# start of Given information
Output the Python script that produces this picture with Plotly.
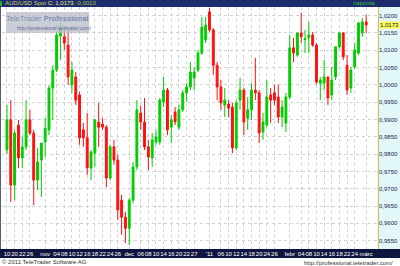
import plotly.graph_objects as go

# ---- data (AUD/USD daily, index = trading day) ----
open_ = [0.9812,0.9899,0.9711,0.9884,0.9789,0.9821,0.9899,0.9861,0.9725,0.9783,
         0.9835,0.9870,0.9991,1.0043,1.0141,1.0139,1.0115,1.0000,1.0023,0.9971,
         0.9870,0.9847,0.9760,0.9803,0.9893,0.9887,0.9878,0.9731,0.9821,0.9783,
         0.9667,0.9618,0.9586,0.9667,0.9763,0.9919,0.9893,0.9821,0.9789,0.9835,
         0.9835,0.9951,0.9985,0.9878,0.9922,0.9878,0.9928,0.9977,0.9994,1.0020,
         1.0043,1.0092,1.0130,1.0211,1.0159,1.0057,0.9994,0.9942,0.9945,0.9936,
         0.9818,0.9956,0.9985,0.9904,0.9928,0.9985,0.9977,0.9864,0.9884,0.9971,
         0.9977,0.9965,0.9907,0.9890,0.9965,1.0107,1.0086,1.0150,1.0131,1.0136,
         1.0144,1.0115,1.0005,1.0005,1.0023,0.9971,1.0023,1.0110,1.0150,1.0057,
         0.9991,1.0052,1.0092,1.0150,1.0182]
high = [0.9942,0.9956,0.9870,0.9899,0.9850,0.9956,0.9928,0.9870,0.9818,0.9832,
        0.9904,1.0000,1.0057,1.0153,1.0182,1.0159,1.0159,1.0066,1.0037,0.9980,
        0.9890,0.9919,0.9812,0.9899,0.9948,0.9904,0.9884,0.9827,0.9841,0.9798,
        0.9682,0.9633,0.9673,0.9777,0.9956,0.9939,0.9962,0.9841,0.9861,0.9870,
        0.9962,1.0023,0.9991,0.9913,0.9936,0.9942,0.9985,1.0005,1.0066,1.0052,
        1.0101,1.0196,1.0196,1.0222,1.0164,1.0066,1.0014,0.9991,0.9956,0.9948,
        0.9956,1.0020,0.9991,0.9965,1.0005,1.0078,0.9985,0.9919,1.0014,0.9991,
        1.0000,1.0000,0.9956,0.9977,1.0144,1.0136,1.0150,1.0208,1.0159,1.0182,
        1.0153,1.0121,1.0023,1.0072,1.0023,1.0052,1.0110,1.0153,1.0153,1.0086,
        1.0052,1.0121,1.0182,1.0193,1.0202]
low = [0.9800,0.9662,0.9667,0.9760,0.9760,0.9812,0.9855,0.9653,0.9696,0.9676,
       0.9792,0.9855,0.9899,1.0037,1.0072,1.0101,1.0000,0.9977,0.9942,0.9827,
       0.9821,0.9740,0.9725,0.9763,0.9821,0.9870,0.9705,0.9725,0.9769,0.9610,
       0.9567,0.9543,0.9537,0.9659,0.9754,0.9870,0.9812,0.9754,0.9763,0.9827,
       0.9827,0.9936,0.9855,0.9832,0.9884,0.9870,0.9922,0.9951,0.9985,0.9985,
       1.0037,1.0086,1.0121,1.0153,1.0029,0.9956,0.9928,0.9907,0.9907,0.9803,
       0.9812,0.9928,0.9855,0.9870,0.9899,0.9956,0.9832,0.9841,0.9878,0.9890,
       0.9942,0.9890,0.9878,0.9864,0.9959,1.0066,1.0081,1.0121,1.0092,1.0092,
       1.0110,1.0003,0.9956,0.9985,0.9942,0.9956,1.0014,1.0104,1.0072,0.9971,
       0.9977,1.0046,1.0086,1.0139,1.0150]
close = [0.9899,0.9711,0.9861,0.9789,0.9821,0.9899,0.9861,0.9725,0.9777,0.9832,
         0.9875,0.9991,1.0043,1.0144,1.0164,1.0121,1.0023,1.0043,0.9956,0.9847,
         0.9847,0.9760,0.9806,0.9899,0.9878,0.9878,0.9731,0.9821,0.9783,0.9639,
         0.9618,0.9586,0.9667,0.9763,0.9928,0.9893,0.9821,0.9792,0.9841,0.9850,
         0.9956,0.9985,0.9870,0.9899,0.9893,0.9928,0.9977,0.9994,1.0037,1.0037,
         1.0092,1.0167,1.0173,1.0159,1.0057,0.9994,0.9948,0.9956,0.9933,0.9818,
         0.9948,0.9985,0.9893,0.9928,0.9985,0.9977,0.9861,0.9893,0.9965,0.9956,
         0.9956,0.9907,0.9936,0.9965,1.0107,1.0092,1.0150,1.0139,1.0134,1.0144,
         1.0115,1.0008,1.0014,1.0023,0.9962,1.0014,1.0110,1.0150,1.0081,0.9985,
         1.0043,1.0101,1.0179,1.0182,1.0173]
day_index = list(range(len(close)))

x_tick_pos = [0, 2, 4, 6, 10, 13, 15, 17, 19, 21, 23, 25, 27, 29, 32, 35, 37, 39, 41, 43,
              45, 47, 49, 53, 56, 58, 60, 62, 64, 66, 68, 70, 74, 77, 79, 81, 83, 85, 87,
              89, 91, 94]
x_tick_text = ["10", "20", "22", "26", "nov", "04", "08", "10", "12", "16", "18", "22", "24",
               "26", "dec", "06", "08", "10", "14", "16", "20", "22", "27", "'11", "06", "10",
               "12", "14", "18", "20", "24", "26", "febr", "04", "08", "10", "14", "16", "18",
               "22", "24", "márc"]
y_tick_vals = [0.955, 0.960, 0.965, 0.970, 0.975, 0.980, 0.985, 0.990, 0.995,
               1.000, 1.005, 1.010, 1.015, 1.020]
y_tick_text = ["0,9550", "0,9600", "0,9650", "0,9700", "0,9750", "0,9800", "0,9850",
               "0,9900", "0,9950", "1,0000", "1,0050", "1,0100", "1,0150", "1,0200"]
last_price = 1.0173

FONT = "Liberation Sans"
GREEN = "#00cc00"
RED = "#ff1010"

fig = go.Figure(go.Candlestick(
    x=day_index, open=open_, high=high, low=low, close=close,
    increasing=dict(line=dict(color=GREEN, width=1), fillcolor=GREEN),
    decreasing=dict(line=dict(color=RED, width=1), fillcolor=RED),
    whiskerwidth=0, showlegend=False, hoverinfo="skip"))

fig.update_layout(
    width=400, height=266,
    margin=dict(l=2, r=19, t=7, b=17),
    paper_bgcolor="white", plot_bgcolor="white",
    font=dict(family=FONT, size=6, color="#101040"),
    showlegend=False,
    xaxis=dict(range=[-1.3, 97.1], rangeslider=dict(visible=False),
               tickmode="array", tickvals=x_tick_pos, ticktext=x_tick_text,
               tickangle=0,
               tickfont=dict(color="white", size=6, family=FONT),
               showgrid=True, gridcolor="#d2d2d2", griddash="dot", gridwidth=1,
               ticks="", zeroline=False, showline=False, fixedrange=True),
    yaxis=dict(range=[0.9526, 1.0225], side="right",
               tickmode="array", tickvals=y_tick_vals, ticktext=y_tick_text,
               tickfont=dict(color="#1a1a50", size=6, family=FONT),
               showgrid=True, gridcolor="#d2d2d2", griddash="dot", gridwidth=1,
               ticks="", zeroline=False, showline=False),
)

# right axis panel, title bar, bottom bar
fig.add_shape(type="rect", xref="paper", yref="paper", x0=1, x1=1.06, y0=0, y1=1,
              fillcolor="#e2f8f8", line_width=0, layer="below")
fig.add_shape(type="line", xref="paper", yref="paper", x0=1.001, x1=1.001, y0=0, y1=1,
              line=dict(color="#c8b450", width=1))
fig.add_shape(type="line", xref="paper", yref="paper", x0=-0.004, x1=-0.004, y0=0, y1=1,
              line=dict(color="#5a5a78", width=1))
fig.add_shape(type="rect", xref="paper", yref="paper", x0=-0.01, x1=1.06, y0=1, y1=1.04,
              fillcolor="#1c2c6c", line_width=0, layer="below")
fig.add_shape(type="rect", xref="paper", yref="paper", x0=-0.01, x1=1.06, y0=-0.037, y1=0,
              fillcolor="#0e1640", line_width=0, layer="below")
fig.add_shape(type="rect", xref="paper", yref="paper", x0=-0.005, x1=0.0, y0=1.004, y1=1.024,
              fillcolor="#20c020", line_width=0)
# watermark box
fig.add_shape(type="rect", xref="paper", yref="paper", x0=0.0106, x1=0.232, y0=0.893, y1=0.979,
              fillcolor="rgba(188,192,204,0.78)", line_width=0, layer="above")

fig.add_annotation(xref="paper", yref="paper", x=0.003, y=1.0145, xanchor="left", yanchor="middle",
                   text="<span style='color:#d8d060'>AUD/USD Spot</span> "
                        "<span style='color:#f0f080'>C: 1,0173</span> "
                        "<span style='color:#a8c040'>-0,0010</span>",
                   showarrow=False, font=dict(size=6, family=FONT))
fig.add_annotation(xref="paper", yref="paper", x=0.997, y=1.0145, xanchor="right", yanchor="middle",
                   text="naponta", showarrow=False, font=dict(size=6, color="#30c030", family=FONT))
fig.add_annotation(xref="paper", y=last_price, yref="y", x=1.003, xanchor="left", yanchor="middle",
                   text="1,0173", showarrow=False, bgcolor="#ffff50",
                   borderpad=0, font=dict(size=6, color="#101040", family=FONT))
fig.add_annotation(xref="paper", yref="paper", x=0.122, y=0.952, xanchor="center", yanchor="middle",
                   text="TeleTrader <b>Professional</b>", showarrow=False,
                   font=dict(size=7.5, color="#7d8cb2", family=FONT))
fig.add_annotation(xref="paper", yref="paper", x=0.14, y=0.913, xanchor="center", yanchor="middle",
                   text="http://professional.teletrader.com/", showarrow=False,
                   font=dict(size=5, color="#5a6890", family=FONT))
fig.add_annotation(xref="paper", yref="paper", x=-0.004, y=-0.054, xanchor="left", yanchor="middle",
                   text="© 2011 TeleTrader Software AG", showarrow=False,
                   font=dict(size=6, color="#303030", family=FONT))
fig.add_annotation(xref="paper", yref="paper", x=1.045, y=-0.058, xanchor="right", yanchor="middle",
                   text="http://professional.teletrader.com/", showarrow=False,
                   font=dict(size=6, color="#303030", family=FONT))

fig.write_html("out.html")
# end of Given information
- _Do this_
Repeat the lines above, starting at the first and stopping after the line that holds "import plotly.graph_objects as go", with the pictures left out.

- _Response for this exercise_
Output the Python script that produces this picture with Plotly.
import plotly.graph_objects as go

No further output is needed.